The Wall Street Journal writes that the French competition authority did not name the location that had been targeted in the dawn raid this week. However, the agency said in a press release that it was “a company suspected of having implemented anticompetitive practices in the graphics cards sector.” People familiar with the matter said Nvidia was the subject of the raid.
The WSJ writes that these types of raids occur first thing in the morning and usually involve authorities seizing a company’s premises and physical and digital materials, as well as interviewing employees who arrive for work.
Few companies have benefited from the surge in demand for generative AI as much as Nvidia. The company’s revenue for Q2 FY2024 came in at a massive $13.5 billion, marking a 101% increase compared to the same period one year earlier. Most of that amount ($10.32 billion) came from its data center-class GPUs used in AI systems – another record and more than double what the same category earned in the previous quarter.
Thanks to the high margins it makes on data center cards – Nvidia generates up to 1,000% profit on every H100 GPU sold – the company made $6.1 billion in profit during the quarter, up 843% YoY and more than triple what it made during the previous quarter.
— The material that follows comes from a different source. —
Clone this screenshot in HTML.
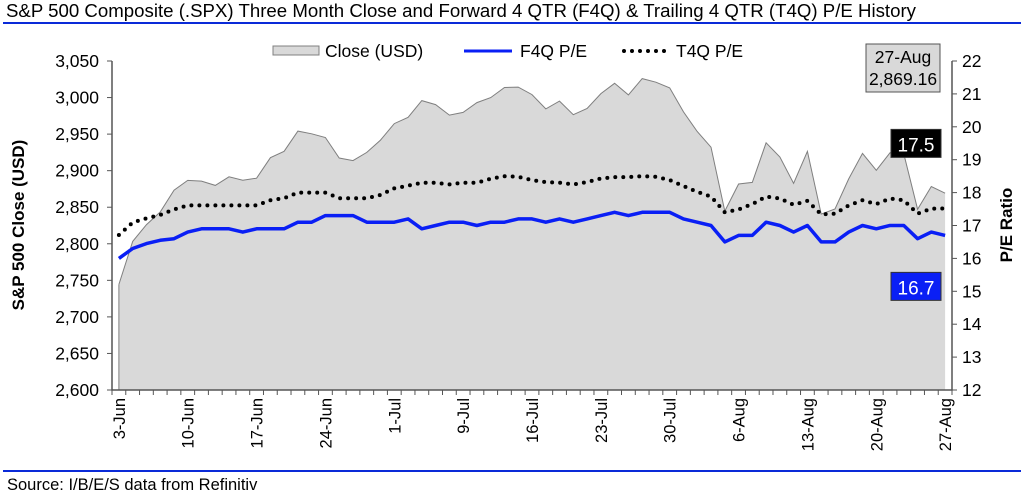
<!DOCTYPE html>
<html><head><meta charset="utf-8"><style>
body{margin:0;background:#fff;width:1024px;height:496px;overflow:hidden;font-family:"Liberation Sans",Arial,sans-serif}
svg text{font-family:"Liberation Sans",Arial,sans-serif}
</style></head><body>
<svg id="chart" width="1024" height="496" viewBox="0 0 1024 496" xmlns="http://www.w3.org/2000/svg">
<text x="6" y="17" font-size="18.6" fill="#000" textLength="910" lengthAdjust="spacingAndGlyphs">S&amp;P 500 Composite (.SPX) Three Month Close and Forward 4 QTR (F4Q) &amp; Trailing 4 QTR (T4Q) P/E History</text>
<line x1="3" y1="23" x2="1021" y2="23" stroke="#0a2ad8" stroke-width="2"/>
<line x1="3" y1="471" x2="1021" y2="471" stroke="#0a2ad8" stroke-width="2"/>
<text x="7" y="490" font-size="16.5" fill="#000">Source: I/B/E/S data from Refinitiv</text>
<g>
<rect x="273" y="46" width="46" height="9" fill="#d9d9d9" stroke="#808080"/>
<text x="325" y="57" font-size="17.5">Close (USD)</text>
<line x1="464" y1="51" x2="512" y2="51" stroke="#0a1ff5" stroke-width="3"/>
<text x="520" y="57" font-size="17.5">F4Q P/E</text>
<line x1="624" y1="51" x2="668" y2="51" stroke="#000" stroke-width="4" stroke-dasharray="0 8" stroke-linecap="round"/>
<text x="676" y="57" font-size="17.5">T4Q P/E</text>
</g>
<g id="plot"></g>
<text transform="translate(24,225) rotate(-90)" text-anchor="middle" font-size="17" font-weight="bold">S&amp;P 500 Close (USD)</text>
<text transform="translate(1012,225) rotate(-90)" text-anchor="middle" font-size="17" font-weight="bold">P/E Ratio</text>
<g>
<rect x="866" y="44" width="74" height="48" fill="#d9d9d9" stroke="#555"/>
<text x="903" y="63" text-anchor="middle" font-size="17.5">27-Aug</text>
<text x="903" y="85" text-anchor="middle" font-size="17.5">2,869.16</text>
</g>
</svg>
<script>
const dates=["3-Jun","4-Jun","5-Jun","6-Jun","7-Jun","10-Jun","11-Jun","12-Jun","13-Jun","14-Jun","17-Jun","18-Jun","19-Jun","20-Jun","21-Jun","24-Jun","25-Jun","26-Jun","27-Jun","28-Jun","1-Jul","2-Jul","3-Jul","5-Jul","8-Jul","9-Jul","10-Jul","11-Jul","12-Jul","15-Jul","16-Jul","17-Jul","18-Jul","19-Jul","22-Jul","23-Jul","24-Jul","25-Jul","26-Jul","29-Jul","30-Jul","31-Jul","1-Aug","2-Aug","5-Aug","6-Aug","7-Aug","8-Aug","9-Aug","12-Aug","13-Aug","14-Aug","15-Aug","16-Aug","19-Aug","20-Aug","21-Aug","22-Aug","23-Aug","26-Aug","27-Aug"];
const closeVals=[2744.45,2803.27,2826.15,2843.49,2873.34,2886.73,2885.72,2879.84,2891.64,2886.98,2889.67,2917.75,2926.46,2954.18,2950.46,2945.35,2917.38,2913.78,2924.92,2941.76,2964.33,2973.01,2995.82,2990.41,2975.95,2979.63,2993.07,2999.91,3013.77,3014.30,3004.04,2984.42,2995.11,2976.61,2985.03,3005.47,3019.56,3003.67,3025.86,3020.97,3013.18,2980.38,2953.56,2932.05,2844.74,2881.77,2883.98,2938.09,2918.65,2882.70,2926.32,2840.60,2847.60,2888.68,2923.65,2900.51,2924.43,2922.95,2847.11,2878.38,2869.16];
const f4q=[16.0,16.3,16.45,16.55,16.6,16.8,16.9,16.9,16.9,16.8,16.9,16.9,16.9,17.1,17.1,17.3,17.3,17.3,17.1,17.1,17.1,17.2,16.9,17.0,17.1,17.1,17.0,17.1,17.1,17.2,17.2,17.1,17.2,17.1,17.2,17.3,17.4,17.3,17.4,17.4,17.4,17.2,17.1,17.0,16.5,16.7,16.7,17.1,17.0,16.8,17.0,16.5,16.5,16.8,17.0,16.9,17.0,17.0,16.6,16.8,16.7];
const t4q=[16.71,17.09,17.22,17.32,17.49,17.61,17.61,17.61,17.61,17.61,17.61,17.77,17.83,18.0,18.0,18.0,17.83,17.83,17.83,17.93,18.13,18.21,18.3,18.3,18.25,18.3,18.3,18.42,18.5,18.48,18.38,18.32,18.3,18.25,18.32,18.43,18.47,18.47,18.5,18.48,18.38,18.2,18.02,17.88,17.4,17.49,17.65,17.88,17.82,17.63,17.75,17.34,17.36,17.61,17.77,17.65,17.82,17.77,17.36,17.51,17.52];
const leftTicks=[2600,2650,2700,2750,2800,2850,2900,2950,3000,3050];
const rightTicks=[12,13,14,15,16,17,18,19,20,21,22];
const labelEvery=5;

const NS="http://www.w3.org/2000/svg";
const X0=112,X1=952,Y0=390,Y1=61;
const n=dates.length, step=(X1-X0)/n;
const xs=i=>X0+(i+0.5)*step;
const yL=v=>Y0-(v-2600)/(3050-2600)*(Y0-Y1);
const yR=v=>Y0-(v-12)/(22-12)*(Y0-Y1);
const plot=document.getElementById('plot');
function mk(tag,attrs,parent){const e=document.createElementNS(NS,tag);for(const k in attrs)e.setAttribute(k,attrs[k]);(parent||plot).appendChild(e);return e;}

let d="M"+xs(0)+","+Y0;
closeVals.forEach((v,i)=>{d+=" L"+xs(i).toFixed(1)+","+yL(v).toFixed(1);});
d+=" L"+xs(n-1)+","+Y0+" Z";
const area=mk('path',{d:d,fill:'#d9d9d9',stroke:'none'});


const aline=mk('polyline',{points:closeVals.map((v,i)=>xs(i).toFixed(1)+","+yL(v).toFixed(1)).join(" "),fill:'none',stroke:'#7f7f7f','stroke-width':1});


const edgeL=mk('line',{x1:xs(0),y1:Y0,x2:xs(0),y2:yL(closeVals[0]),stroke:'#7f7f7f'});



const tl=mk('polyline',{points:t4q.map((v,i)=>xs(i).toFixed(1)+","+yR(v).toFixed(1)).join(" "),fill:'none',stroke:'#000','stroke-width':4,'stroke-dasharray':'0 8','stroke-linecap':'round'});


const fl=mk('polyline',{points:f4q.map((v,i)=>xs(i).toFixed(1)+","+yR(v).toFixed(1)).join(" "),fill:'none',stroke:'#0a1ff5','stroke-width':3.5,'stroke-linejoin':'round'});



const ax=mk('path',{d:`M${X0},${Y1} V${Y0} H${X1} V${Y1}`,fill:'none',stroke:'#555','stroke-width':1.5});


leftTicks.forEach(v=>{
  const y=yL(v);
  mk('line',{x1:X0-5,y1:y,x2:X0,y2:y,stroke:'#555'});
  const t=mk('text',{x:X0-13,y:y+6,'text-anchor':'end','font-size':17.5});
  t.textContent=v.toLocaleString('en-US');
  
  
});
rightTicks.forEach(v=>{
  const y=yR(v);
  mk('line',{x1:X1,y1:y,x2:X1+5,y2:y,stroke:'#555'});
  const t=mk('text',{x:X1+10,y:y+6,'font-size':17.5});
  t.textContent=v;
  
  
});
for(let i=0;i<=n;i++){const x=X0+i*step;mk('line',{x1:x,y1:Y0,x2:x,y2:Y0+5,stroke:'#555'});}
dates.forEach((dt,i)=>{
  if(i%labelEvery!==0)return;
  const x=xs(i)+6,y=Y0+8;
  const t=mk('text',{transform:`translate(${x.toFixed(1)},${y}) rotate(-90)`,'text-anchor':'end','font-size':16.5});
  t.textContent=dt;
  
  
});

function endLabel(v,bg,name){
  const y=yR(v);
  const g=mk('g',{});
  
  
  const yy=name==='t4q-end-label'?y-64:y+52;
  mk('rect',{x:891,y:yy-15,width:50,height:28,fill:bg,stroke:'#333'},g);
  const t=mk('text',{x:916,y:yy+7,'text-anchor':'middle','font-size':19,fill:'#fff'},g);
  t.textContent=v.toFixed(1);
}
endLabel(t4q[n-1],'#000','t4q-end-label');
endLabel(f4q[n-1],'#0a1ff5','f4q-end-label');
</script>
</body></html>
The results mean Nvidia has now moved past Qualcomm to become the world’s highest-earning fabless chip designer.
The French authority said it conducted the raid following an investigation into the cloud-computing sector, which examined concerns that smaller companies were being unfairly pushed out by larger firms with access to more computing power. The results of that inquiry, published in June, focused on the three “hyperscalers” dominating the industry: Amazon Web Services, Google Cloud, and Microsoft Azure. Nvidia is not mentioned in the investigation.
The French agency emphasizes that dawn raids “do not pre-suppose the existence of a breach of the law,” adding that “only a full investigation” could determine if any crimes have been committed.